Their research determined that neither prompt is more effective and efficient; although one prompt type may be or become more effective and efficient for some individuals with constant and continuous usage, Dr. Baker said.
“Each prompt method was found to be equally effective and efficient and both methods improved performance over traditional instruction the child was receiving. This study found that maintenance was established for intraverbal responding, and that neither prompt method increased the chance of maintenance as compared to the other,” Dr. Baker explained.
She said that the findings are encouraging for teachers and parents of autism spectrum disorder (ASD) children.
“While there was no outright winner, it’s encouraging that with constant or continuous usage, we can see more consistent results and either option may work equally well for teaching intraverbal responding,” Baker said.
Vasquez said she was honored that her collaborative research with Dr. Baker had been selected for presentation at the state Conference.
Vasquez and Dr. Baker
“It’s really an honor and a privilege to be selected to present our research at this prestigious conference and I'm looking forward to meeting with other ASD researchers,” Vasquez said.
Baker said it is unusual that the State conference selects student-faculty collaborative research.
“Most University graduate students do not have an opportunity to present at this level, but Carmen did an outstanding job and her research strengths are impressive.
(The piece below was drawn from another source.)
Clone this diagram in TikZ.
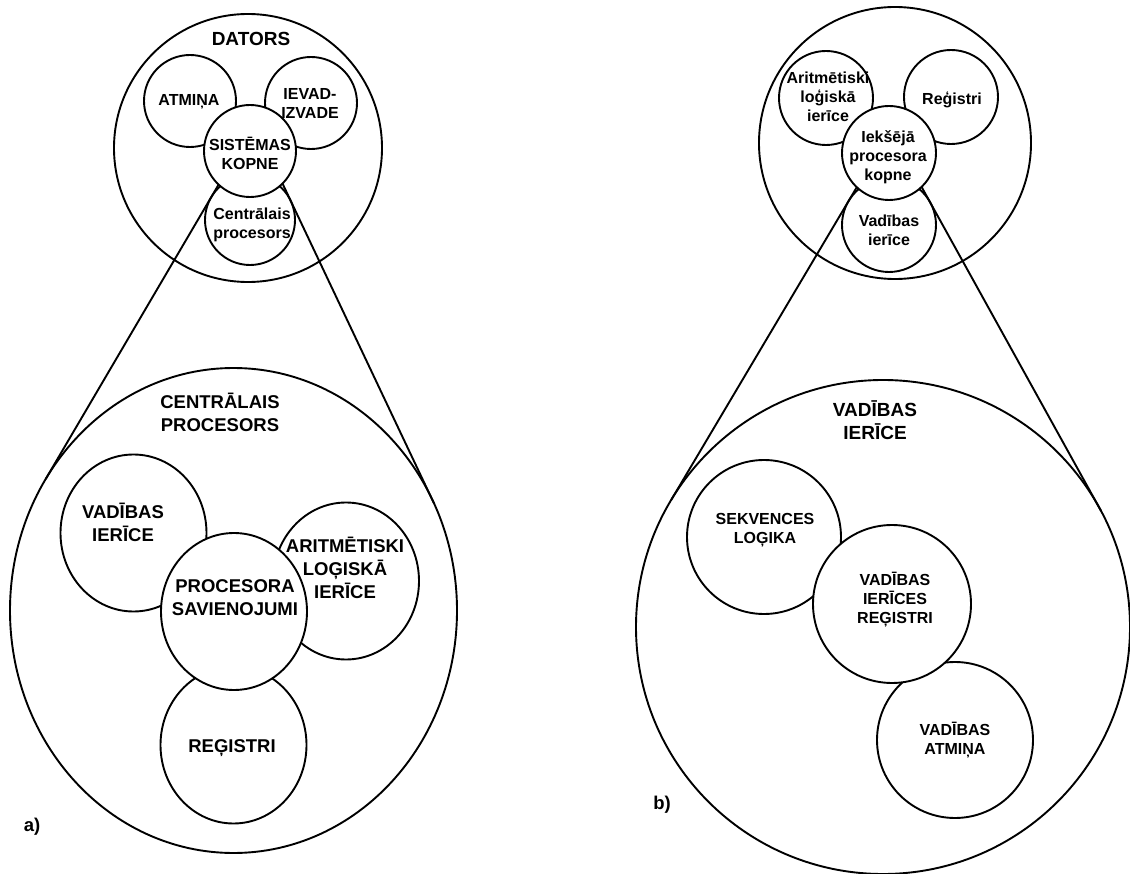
\documentclass[tikz,border=0pt]{standalone}
\usepackage{fontspec}
\setmainfont{Liberation Sans}
\usetikzlibrary{shapes.geometric,calc}
\begin{document}
\begin{tikzpicture}[x=1pt,y=-1pt,
  ring/.style={draw, circle, line width=1.9pt, fill=white, inner sep=0pt, outer sep=0pt, minimum size=#1},
  oval/.style 2 args={draw, ellipse, line width=1.9pt, fill=white, inner sep=0pt, outer sep=0pt, minimum width=#1, minimum height=#2},
  small/.style={font=\bfseries\fontsize{16}{19}\selectfont, align=center, inner sep=0pt},
  large/.style={font=\bfseries\fontsize{18.5}{23}\selectfont, align=center, inner sep=0pt},
  title/.style={font=\bfseries\fontsize{19}{23}\selectfont, align=center, inner sep=0pt},
  zoomline/.style={line width=1.9pt}
]
\useasboundingbox (0,0) rectangle (1130,874);

% ---------- a) computer and its central processor ----------
\node[ring=268pt] (dators) at (248,148) {};
\node[ring=92pt] (atmina) at (190,101) {};
\node[ring=92pt] (ievad) at (311,103) {};
\node[ring=90pt] (cpu) at (250,220) {};

\node[oval={447pt}{485pt}] (cpuBig) at (233.5,610.5) {};
\node[oval={146pt}{157pt}] (vi) at (133.5,533) {};
\node[oval={146pt}{157pt}] (alu) at (346,581) {};
\node[oval={146pt}{157pt}] (reg) at (233.5,745) {};

% zoom lines, tangent to the small and the large circle
\coordinate (aL1) at (211.2,197.2);
\coordinate (aR1) at (290.7,200.8);
\draw[zoomline] ($(aL1)!-0.1!(cpuBig.145.7)$) -- (cpuBig.145.7);
\draw[zoomline] ($(aR1)!-0.1!(cpuBig.28.9)$) -- (cpuBig.28.9);

\node[ring=92pt] (bus) at (250,151) {};
\node[oval={146pt}{157pt}] (conn) at (234,611.5) {};

% ---------- b) processor and its control unit ----------
\node[ring=272pt] (proc) at (895,143) {};
\node[ring=94pt] (aluS) at (826,98) {};
\node[ring=94pt] (regS) at (951,97) {};
\node[ring=94pt] (cuS) at (889,225) {};

\node[ring=494pt] (cuBig) at (883,627) {};
\node[ring=154pt] (seq) at (764,537) {};
\node[ring=156pt] (cmem) at (955,740) {};

\coordinate (bL1) at (848.6,201);
\coordinate (bR1) at (930.1,202.3);
\draw[zoomline] ($(bL1)!-0.1!(cuBig.149.3)$) -- (cuBig.149.3);
\draw[zoomline] ($(bR1)!-0.1!(cuBig.28.9)$) -- (cuBig.28.9);

\node[ring=94pt] (ibus) at (889,153) {};
\node[ring=158pt] (creg) at (892,604) {};

% ---------- labels ----------
\node[title] (tDators) at (251,39) {DATORS};
\node[small] (tAtmina) at (189,102) {ATMIŅA};
\node[small] (tIevad) at (310,103) {IEVAD-\\IZVADE};
\node[small] (tBus) at (250,153) {SISTĒMAS\\KOPNE};
\node[small] (tCpu) at (252,225) {Centrālais\\procesors};

\node[large] (tCpuBig) at (220,412) {CENTRĀLAIS\\PROCESORS};
\node[large] (tVi) at (123,522) {VADĪBAS\\IERĪCE};
\node[large] (tConn) at (235,598) {PROCESORA\\SAVIENOJUMI};
\node[large] (tAlu) at (345,568) {ARITMĒTISKI\\LOĢISKĀ\\IERĪCE};
\node[large] (tReg) at (232,748) {REĢISTRI};
\node[large] (tA) at (32,827) {a)};

\node[small] (tAluS) at (828,97) {Aritmētiski\\loģiskā\\ierīce};
\node[small] (tRegS) at (952,100) {Reģistri};
\node[small] (tIbus) at (888,157) {Iekšējā\\procesora\\kopne};
\node[small] (tCuS) at (889,230) {Vadības\\ierīce};

\node[title] (tCuBig) at (875,420) {VADĪBAS\\IERĪCE};
\node[small] (tSeq) at (765,530) {SEKVENCES\\LOĢIKA};
\node[small] (tCreg) at (895,600) {VADĪBAS\\IERĪCES\\REĢISTRI};
\node[small] (tCmem) at (955,740) {VADĪBAS\\ATMIŅA};
\node[large] (tB) at (662,805) {b)};
\end{tikzpicture}
\end{document}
She will represent TAMIU and Laredo admirably,” Dr. Baker said.
Vasquez graduated from TAMIU in May with a Special Education Masters degree. The College of Education also operates the TAMIU Autism Interventions Center, which provides special research and teaching opportunities for graduate students.
The Conference is hosted by the Texas Autism Research & Resource Center (TARRC), a program of the Texas Department of Aging and Disability Services (DADS) and the Texas Health and Human Services Commission. Over 300 academics, researchers, and licensed professional who work with individuals with ASD are expected to attend. They will be joined by family members and caregivers who have a special interest in ASD.